A porta de saída dessa casa tão fascinante e cheia de histórias é a faixa de encerramento “Love Of My Life”, também bastante vulnerável e deixando em evidência os vocais de Styles. Apesar das declarações do cantor sobre essa ser uma canção sobre seu país de origem, a Inglaterra, “Love Of My Life” também se conecta com a faixa anterior quando interpretada da perspectiva de um namorado negligente: “Eu não te conheço nem metade tão bem quanto os meus amigos / Não vou fingir que estou fazendo todo o possível para conhecer os seus vincos e os seus limites”. É uma canção bastante sentida, que fala de perda e arrependimento, e de não se esforçar o suficiente para manter uma relação com o “amor de sua vida”, seja ele um lugar ou uma pessoa.

Em seus 42 minutos bastante hospitaleiros, Harry’s House se mostra um lugar muito mais interessante de se ficar que alguns trabalhos anteriores de Harry Styles.
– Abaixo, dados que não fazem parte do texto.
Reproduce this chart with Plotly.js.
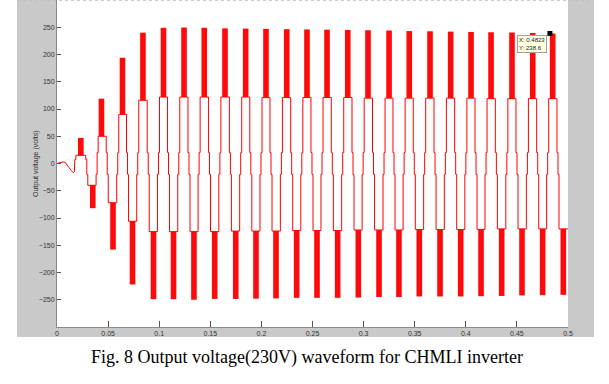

Esse lugar metafórico que pode representar um local físico ou um abrigo emocional se apresenta entre festas, momentos de solidão, encontros apaixonados e crises existenciais – tudo na tentativa de construir um espaço aconchegante ao qual todos nós queremos chamar de casa. Afinal, nos últimos dois anos, foi em casa que passamos a maior parte do tempo só para perceber, às vezes, que tal lugar não representa mais um lar. Em seu terceiro álbum de estúdio, porém, Harry construiu seu próprio lar e deixou as portas abertas para que o explorássemos. Sendo mais sincero do que um dia já foi na vida, ele indiretamente declara dentro de cada música: Esses defeitos, falhas e vícios são quem eu sou. Aos que não gostarem, saiam pela porta.